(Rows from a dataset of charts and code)
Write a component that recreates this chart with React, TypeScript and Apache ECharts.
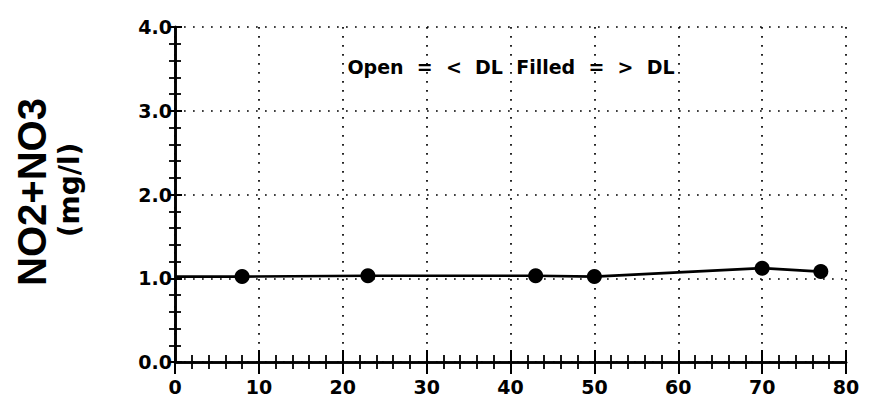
import React, { useEffect, useRef } from "react";
import * as echarts from "echarts";

// Depth (x) and NO2+NO3 (mg/l) values
const depth = [8, 23, 43, 50, 70, 77];
const no2no3 = [1.02, 1.03, 1.03, 1.02, 1.12, 1.08];
// the connecting line starts at the left axis
const lineStartX = 0;
const lineStartY = 1.02;

const xTicks = [0, 10, 20, 30, 40, 50, 60, 70, 80];
const yTicks = ["0.0", "1.0", "2.0", "3.0", "4.0"];
const yTitle = "NO2+NO3";
const yUnit = "(mg/l)";
const noteText = "Open  =  <  DL  Filled  =  >  DL";

const FONT = "'Liberation Sans', Arial, Helvetica, sans-serif";
const WIDE = "'DejaVu Sans', 'Liberation Sans', sans-serif";

export default function App() {
  const ref = useRef<HTMLDivElement>(null);
  useEffect(() => {
    document.body.style.margin = "0";
    if (!ref.current) return;
    const chart = echarts.init(ref.current, undefined, { renderer: "svg" });
    const lineData = [[lineStartX, lineStartY], ...depth.map((d, i) => [d, no2no3[i]])];
    const pointData = depth.map((d, i) => [d, no2no3[i]]);
    const axisLine = { show: true, lineStyle: { color: "#000", width: 2.6 } };
    const majorTick = { show: true, inside: true, length: 12, lineStyle: { color: "#000", width: 2 } };
    const minorTick = { show: true, splitNumber: 5, length: 7, lineStyle: { color: "#000", width: 1.8 } };
    const grid = { show: true, lineStyle: { color: "#000", width: 1.7, type: [1.7, 7.3] as any } };
    const xMin = xTicks[0];
    const xMax = xTicks[xTicks.length - 1];
    const xInt = xTicks[1] - xTicks[0];
    const yMin = parseFloat(yTicks[0]);
    const yMax = parseFloat(yTicks[yTicks.length - 1]);
    const yInt = parseFloat(yTicks[1]) - parseFloat(yTicks[0]);
    chart.setOption({
      animation: false,
      backgroundColor: "#fff",
      grid: { left: 175, right: 23, top: 27, bottom: 47 },
      xAxis: [
        {
          type: "value",
          min: xMin,
          max: xMax,
          interval: xInt,
          position: "bottom",
          axisLine,
          axisTick: majorTick,
          minorTick,
          splitLine: grid,
          axisLabel: {
            color: "#000",
            fontFamily: WIDE,
            fontWeight: "bold",
            fontSize: 19,
            margin: 15,
          },
        },
        {
          type: "value",
          min: xMin,
          max: xMax,
          interval: xInt,
          position: "top",
          axisLine,
          axisTick: majorTick,
          minorTick,
          splitLine: { show: false },
          axisLabel: { show: false },
        },
      ],
      yAxis: [
        {
          type: "value",
          min: yMin,
          max: yMax,
          interval: yInt,
          position: "left",
          axisLine,
          axisTick: { ...majorTick, length: 7 },
          minorTick: { ...minorTick, length: 6 },
          splitLine: grid,
          axisLabel: {
            color: "#000",
            fontFamily: WIDE,
            fontWeight: "bold",
            fontSize: 19,
            margin: 3,
            verticalAlign: "middle",
            padding: [0, 0, 9, 0],
            formatter: (v: number) => v.toFixed(1),
          },
        },
        {
          type: "value",
          min: yMin,
          max: yMax,
          interval: yInt,
          position: "right",
          axisLine,
          axisTick: { ...majorTick, length: 7 },
          minorTick: { ...minorTick, length: 6 },
          splitLine: { show: false },
          axisLabel: { show: false },
        },
      ],
      graphic: [
        {
          type: "text",
          x: 32,
          y: 192,
          rotation: Math.PI / 2,
          style: {
            text: yTitle,
            fill: "#000",
            font: `bold 40px ${FONT}`,
            align: "center",
            verticalAlign: "middle",
          },
        },
        {
          type: "text",
          x: 69,
          y: 190,
          rotation: Math.PI / 2,
          style: {
            text: yUnit,
            fill: "#000",
            font: `bold 28px ${WIDE}`,
            align: "center",
            verticalAlign: "middle",
          },
        },
        {
          type: "text",
          x: 511,
          y: 67,
          style: {
            text: noteText,
            fill: "#000",
            font: `bold 19px ${WIDE}`,
            align: "center",
            verticalAlign: "middle",
          },
        },
      ],
      series: [
        {
          type: "line",
          data: lineData,
          showSymbol: false,
          symbol: "none",
          lineStyle: { color: "#000", width: 2.7 },
          z: 3,
        },
        {
          type: "scatter",
          data: pointData,
          symbol: "circle",
          symbolSize: 15,
          itemStyle: { color: "#000", opacity: 1 },
          z: 4,
        },
      ],
    });
    return () => chart.dispose();
  }, []);
  return <div ref={ref} style={{ width: 869, height: 409 }} />;
}
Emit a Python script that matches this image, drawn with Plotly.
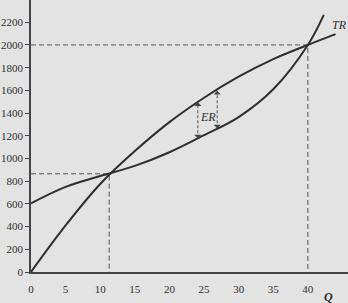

▸ Work to do
Pictures stay out. Repeat only the lines from the beginning of the data through the line that has "import * as".

▸ The answer
Write a component that recreates this chart with React, TypeScript and Apache ECharts.
import React, { useEffect, useRef } from "react";
import * as echarts from "echarts";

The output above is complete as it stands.